Sometimes you want a simple way to store and retrieve past function values. Mimi can help!

explanation-and-usage

Explanation and usage

Memoization is a technique for boosting performance of long-running idempotent functions. When a function is first called, the function is executed with the given arguments and the result is stored. When the same function is called again with the same arguments, the result is retrieved directly without executing the function.
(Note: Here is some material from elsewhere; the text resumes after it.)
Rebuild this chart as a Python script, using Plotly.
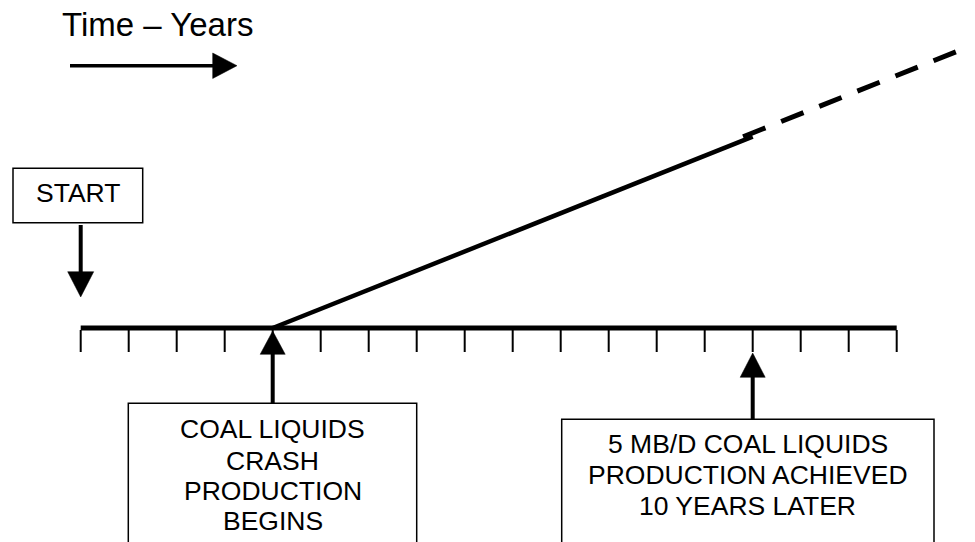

Mimi has one function, mmemoize, that accepts an anonymous function with a single argument and returns a tuple that contains the memoized version of that function. As an example, memoize the long-running function

{:ok, pid, greet} = 
  fn name ->
    :timer.sleep(3_000)
    "Hello, #{name}!"
  end
  |> Mimi.memoize()

When greet.("world") is called the first time, it will run for about 3 seconds before returning "Hello, world!". When called a second time with the same argument, greet will return almost immediately with the same result.

under-the-hood

Under the hood

Mimi uses an Agent to store a map from argument values to the returned result. Mimi.memoize is a function that starts the Agent process and returns a three-element tuple {:ok, pid, memoized_function}. The PID of the Agent is made available so that the process can be inspected or terminated with Agent.get or Agent.stop, respectively.

notes

Notes

disclaimer

Disclaimer

The memoized state in Mimi is managed in anyway; it will continue to grow until the parent process is terminated or until the Agent process is terminated manually. It is not advisable to use Mimi is critical applications.

recursion

Recursion

Mimi will happily memoize a recursive function, but only at the top level. It will not memoize the internal recursive calls. So, if you're trying to speed up a naively recursive Fibonacci generator, Mimi won't be of much help. It's certainly possible to write the function in a way that uses memoization, but it wouldn't be a simple wrapper. A memoized version of a naive recursive implementation of a generator for Fibonacci numbers might look like

fib = fn n ->
  {:ok, _, f_mem} = fn {f, n} ->
    if n <= 1 do
      n
    else
      f.({f, n - 2}) + f.({f, n - 1})
    end
  end
  |> Mimi.memoize()

  f_mem.({f_mem, n})
end

Without memoization, this function has exponentially time complexity. Good luck waiting around for the 100th Fibonacci number! With memoization, this function function returns in milliseconds. You'll see that fib.(100) yields 354224848179261915075.